Formation of microcracks is clearly visible in the mapping surface of developed MMC (Fig. 12a) and this may be due to the action of corrosive electrolyte over Mg composite. Formation of oxide layer is shown in Fig. 12b, in which oxygen has the major contribution, and in addition, it is present only in the corroded surface. The presence of oxygen element is exposed as orange color in the scanned region (Fig. 12c), whereas dark green, pink, pale green, and violet are the respective colors of magnesium, aluminum, chlorine, and carbon. In this, magnesium and aluminum existing at the corroded surface are blurred in X-ray due to the hindrance of oxide layer formation. EDS spectra from Fig. 12 indicate the presence of respective elements in Mg, C, Al, Na, Cl, and O over the corroded surface. From overall research, it can be stated that Mg composite with 0.3 wt% of r-GO has the potential to have better corrosion resistance, and hence, it may be used in fabricating components for marine application which further supports weight reduction.

4 Conclusion

The following potential observations were made out of the investigations carried over by the current research:

• Uniform dispersion of r-GO nanosheets into Mg matrix is achieved by adopting a novel powder metallurgy route.

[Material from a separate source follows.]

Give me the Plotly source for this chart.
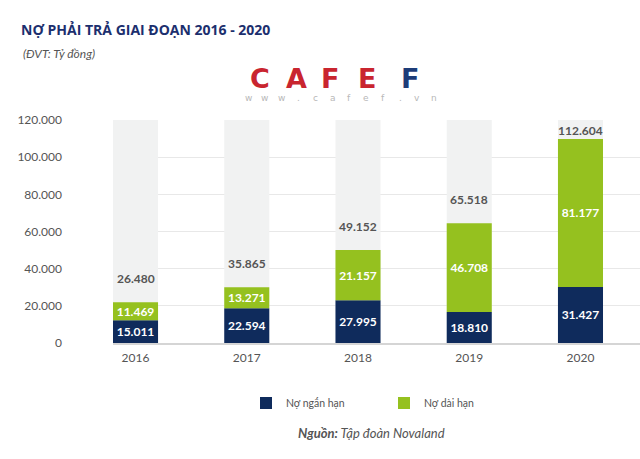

• Hardness value of developed MMC increases from 45 HV to 64 HV when compared with that of matrix metal.

• Wear loss shows decremental trends (0.71–0.38 g) with respect to r-GO addition.

• Occurrence of both abrasive and adhesive wear is notified from the wornout surface analysis.

• MMC with 0.3 wt% of r-GO poses good inhibition efficiency (96%) and lower corrosion rate of 3.57 × 10⁻⁷ mpy when compared with base metal.

• Investigation over the SEM micrographs of corroded specimen marked the formation of passive layer over the corroded surface and the presence of oxygen element is more nearer to the cracked surface which initiates corrosion.